→ Exercise aim: Exactly as written, retype the listing below, omitting the pictures.

→ Dataset excerpt:

------------

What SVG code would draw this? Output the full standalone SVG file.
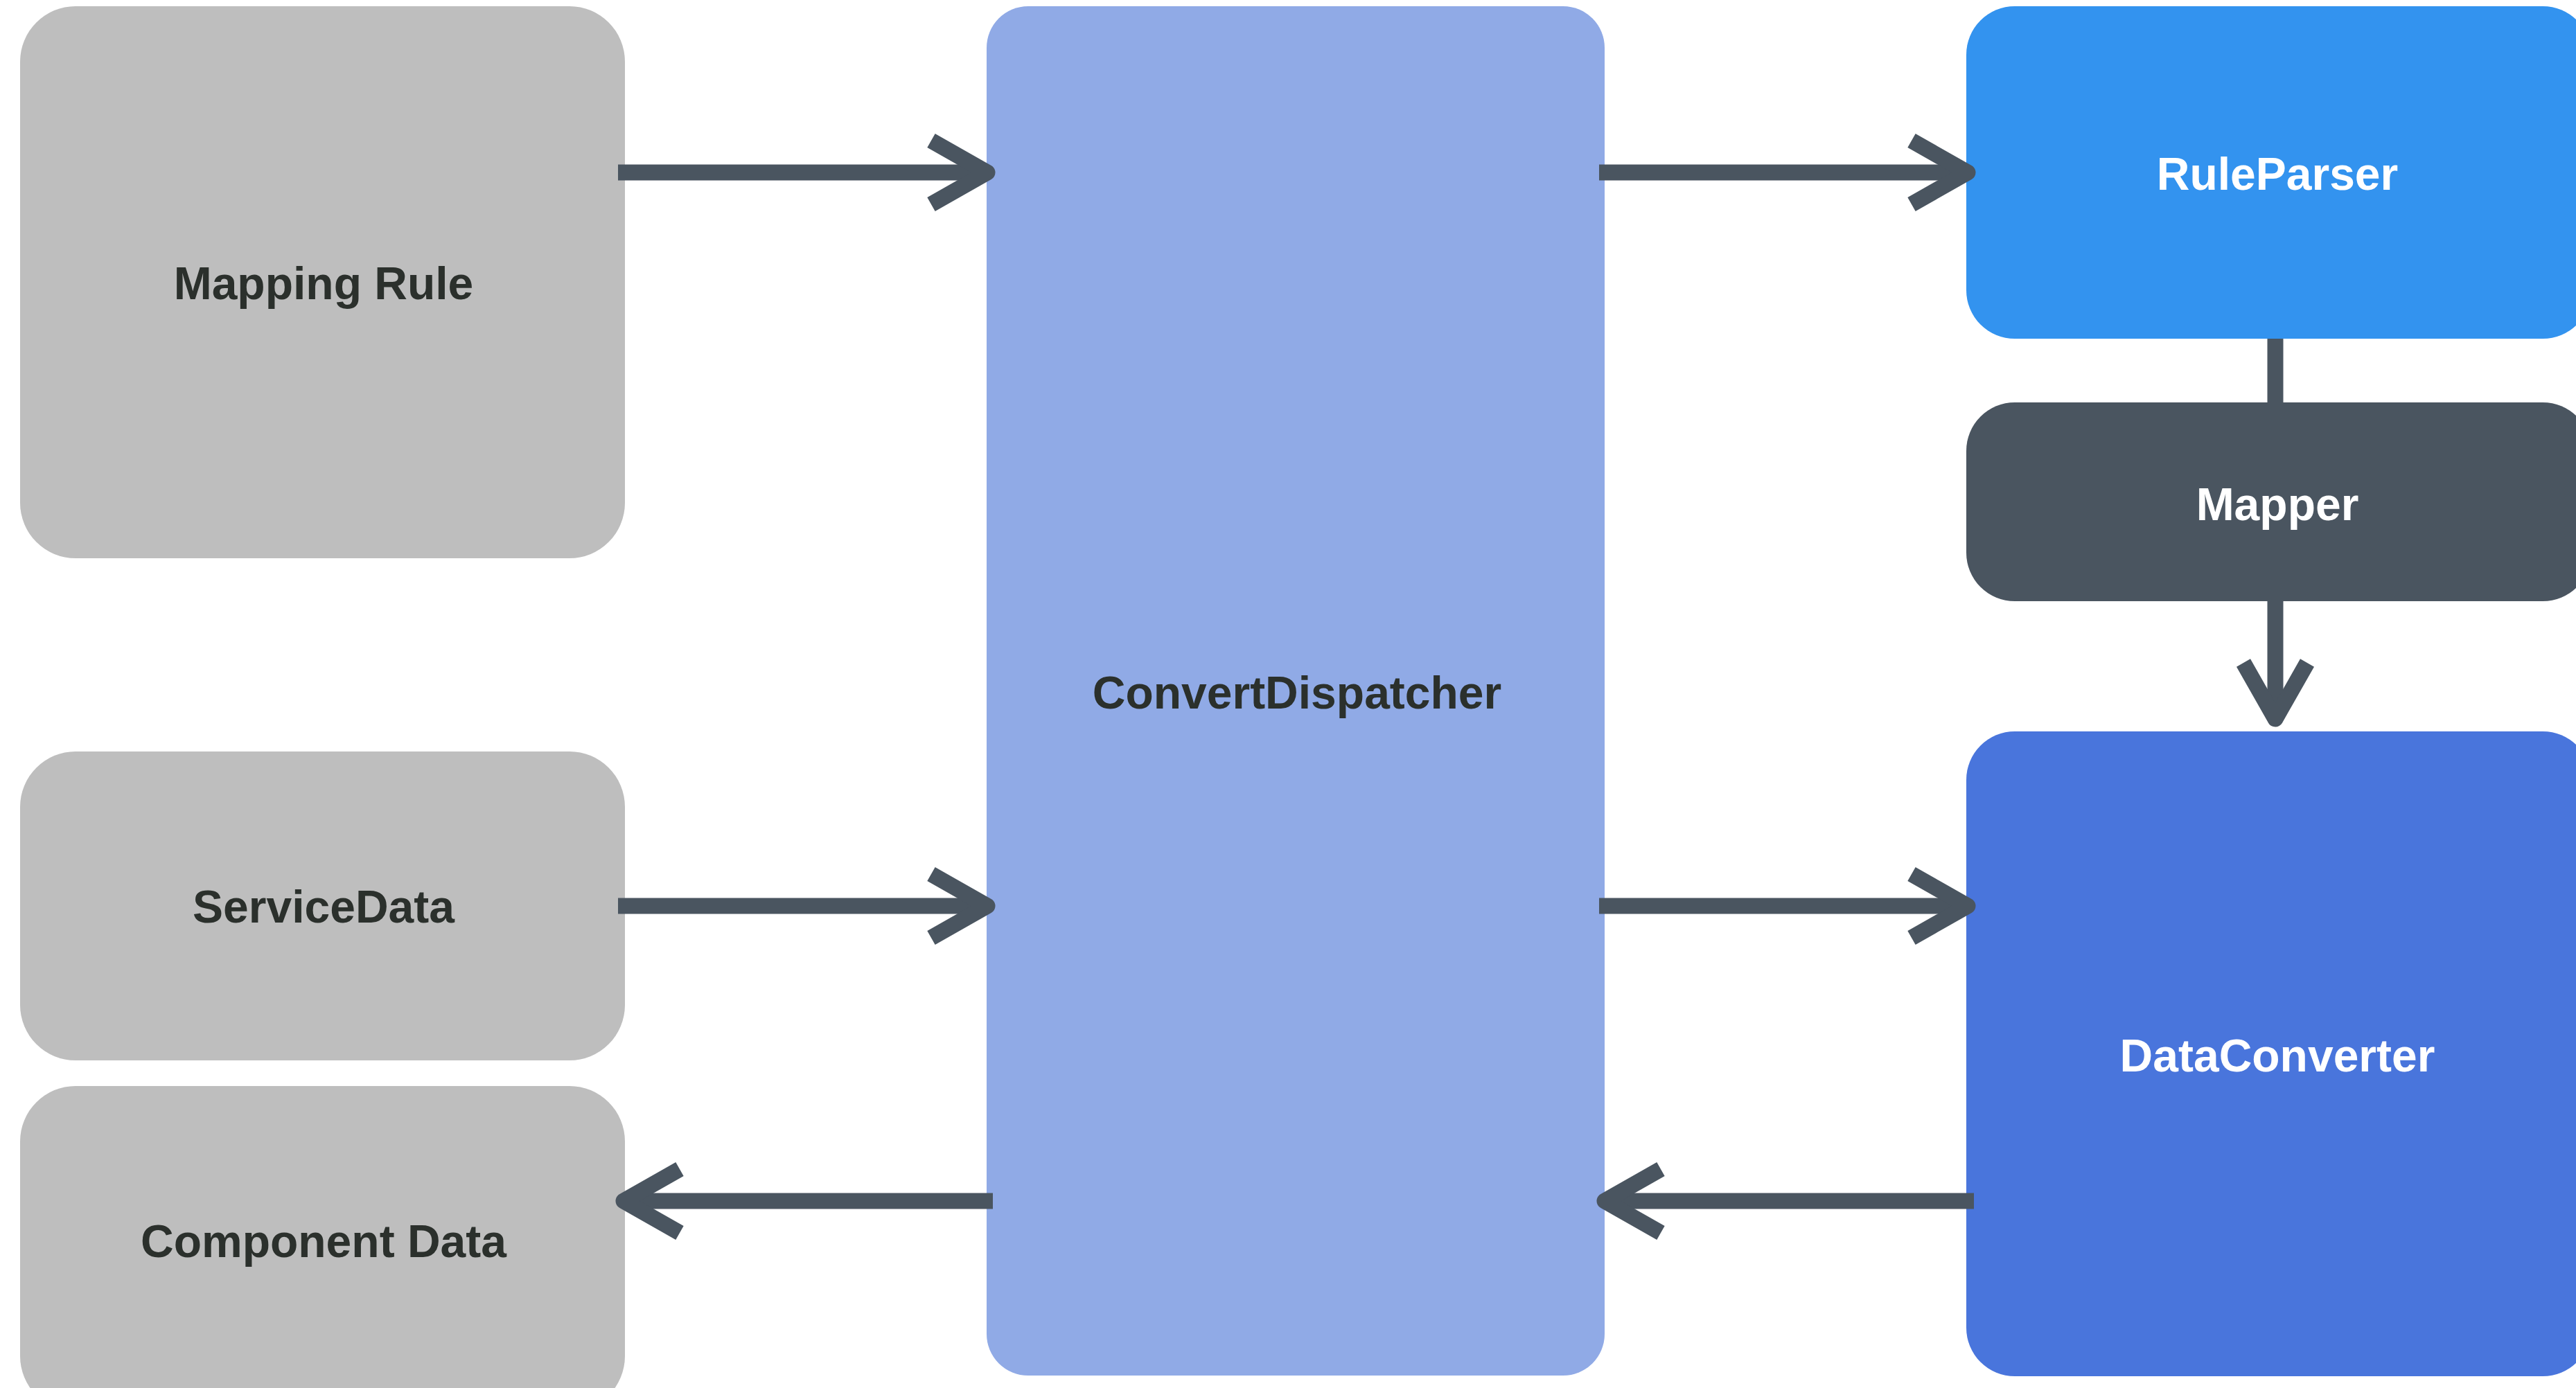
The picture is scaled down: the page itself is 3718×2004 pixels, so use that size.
<svg xmlns="http://www.w3.org/2000/svg" width="3718" height="2004" viewBox="0 0 3718 2004">
<style>
.lbl{font-family:"Liberation Sans",Arial,sans-serif;font-weight:bold;font-size:66px;text-anchor:middle}
.dark{fill:#2b302c}
.light{fill:#ffffff}
.line{stroke:#4a5560;stroke-width:23;fill:none}
.head{stroke:#4a5560;stroke-width:23;fill:none;stroke-linejoin:round;stroke-linecap:butt}
</style>
<rect width="3718" height="2004" fill="#ffffff"/>
<g id="mapping-rule">
<rect x="29" y="9" width="873" height="797" rx="80" ry="80" fill="#bebebe"/>
<text class="lbl dark" x="467" y="432">Mapping Rule</text>
</g>
<g id="service-data">
<rect x="29" y="1085" width="873" height="446" rx="80" ry="80" fill="#bebebe"/>
<text class="lbl dark" x="467" y="1332">ServiceData</text>
</g>
<g id="component-data">
<rect x="29" y="1568" width="873" height="470" rx="80" ry="80" fill="#bebebe"/>
<text class="lbl dark" x="467" y="1815">Component Data</text>
</g>
<g id="convert-dispatcher">
<rect x="1424" y="9" width="892" height="1977" rx="60" ry="60" fill="#90aae6"/>
<text class="lbl dark" x="1872" y="1023">ConvertDispatcher</text>
</g>
<g id="rule-parser">
<rect x="2838" y="9" width="902" height="480" rx="70" ry="70" fill="#3393ef"/>
<text class="lbl light" x="3287" y="274">RuleParser</text>
</g>
<g id="mapper">
<rect x="2838" y="581" width="902" height="287" rx="70" ry="70" fill="#4a5560"/>
<text class="lbl light" x="3287" y="751">Mapper</text>
</g>
<g id="data-converter">
<rect x="2838" y="1056" width="902" height="931" rx="70" ry="70" fill="#4975dc"/>
<text class="lbl light" x="3287" y="1547">DataConverter</text>
</g>
<g id="connectors">
<line class="line" x1="892" y1="249" x2="1425" y2="249"/>
<polyline class="head" points="1344,203 1425,249 1344,295"/>
<line class="line" x1="892" y1="1308" x2="1425" y2="1308"/>
<polyline class="head" points="1344,1262 1425,1308 1344,1354"/>
<line class="line" x1="1433" y1="1734" x2="900" y2="1734"/>
<polyline class="head" points="981,1688 900,1734 981,1780"/>
<line class="line" x1="2308" y1="249" x2="2840" y2="249"/>
<polyline class="head" points="2759,203 2840,249 2759,295"/>
<line class="line" x1="2308" y1="1308" x2="2840" y2="1308"/>
<polyline class="head" points="2759,1262 2840,1308 2759,1354"/>
<line class="line" x1="2849" y1="1734" x2="2316" y2="1734"/>
<polyline class="head" points="2397,1688 2316,1734 2397,1780"/>
<line class="line" x1="3284" y1="489" x2="3284" y2="581"/>
<line class="line" x1="3284" y1="868" x2="3284" y2="1038"/>
<polyline class="head" points="3238,957 3284,1038 3330,957"/>
</g>
</svg>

------------

→ Exercise solution:
What SVG code would draw this? Output the full standalone SVG file.
The picture is scaled down: the page itself is 3718×2004 pixels, so use that size.
<svg xmlns="http://www.w3.org/2000/svg" width="3718" height="2004" viewBox="0 0 3718 2004">
<style>
.lbl{font-family:"Liberation Sans",Arial,sans-serif;font-weight:bold;font-size:66px;text-anchor:middle}
.dark{fill:#2b302c}
.light{fill:#ffffff}
.line{stroke:#4a5560;stroke-width:23;fill:none}
.head{stroke:#4a5560;stroke-width:23;fill:none;stroke-linejoin:round;stroke-linecap:butt}
</style>
<rect width="3718" height="2004" fill="#ffffff"/>
<g id="mapping-rule">
<rect x="29" y="9" width="873" height="797" rx="80" ry="80" fill="#bebebe"/>
<text class="lbl dark" x="467" y="432">Mapping Rule</text>
</g>
<g id="service-data">
<rect x="29" y="1085" width="873" height="446" rx="80" ry="80" fill="#bebebe"/>
<text class="lbl dark" x="467" y="1332">ServiceData</text>
</g>
<g id="component-data">
<rect x="29" y="1568" width="873" height="470" rx="80" ry="80" fill="#bebebe"/>
<text class="lbl dark" x="467" y="1815">Component Data</text>
</g>
<g id="convert-dispatcher">
<rect x="1424" y="9" width="892" height="1977" rx="60" ry="60" fill="#90aae6"/>
<text class="lbl dark" x="1872" y="1023">ConvertDispatcher</text>
</g>
<g id="rule-parser">
<rect x="2838" y="9" width="902" height="480" rx="70" ry="70" fill="#3393ef"/>
<text class="lbl light" x="3287" y="274">RuleParser</text>
</g>
<g id="mapper">
<rect x="2838" y="581" width="902" height="287" rx="70" ry="70" fill="#4a5560"/>
<text class="lbl light" x="3287" y="751">Mapper</text>
</g>
<g id="data-converter">
<rect x="2838" y="1056" width="902" height="931" rx="70" ry="70" fill="#4975dc"/>
<text class="lbl light" x="3287" y="1547">DataConverter</text>
</g>
<g id="connectors">
<line class="line" x1="892" y1="249" x2="1425" y2="249"/>
<polyline class="head" points="1344,203 1425,249 1344,295"/>
<line class="line" x1="892" y1="1308" x2="1425" y2="1308"/>
<polyline class="head" points="1344,1262 1425,1308 1344,1354"/>
<line class="line" x1="1433" y1="1734" x2="900" y2="1734"/>
<polyline class="head" points="981,1688 900,1734 981,1780"/>
<line class="line" x1="2308" y1="249" x2="2840" y2="249"/>
<polyline class="head" points="2759,203 2840,249 2759,295"/>
<line class="line" x1="2308" y1="1308" x2="2840" y2="1308"/>
<polyline class="head" points="2759,1262 2840,1308 2759,1354"/>
<line class="line" x1="2849" y1="1734" x2="2316" y2="1734"/>
<polyline class="head" points="2397,1688 2316,1734 2397,1780"/>
<line class="line" x1="3284" y1="489" x2="3284" y2="581"/>
<line class="line" x1="3284" y1="868" x2="3284" y2="1038"/>
<polyline class="head" points="3238,957 3284,1038 3330,957"/>
</g>
</svg>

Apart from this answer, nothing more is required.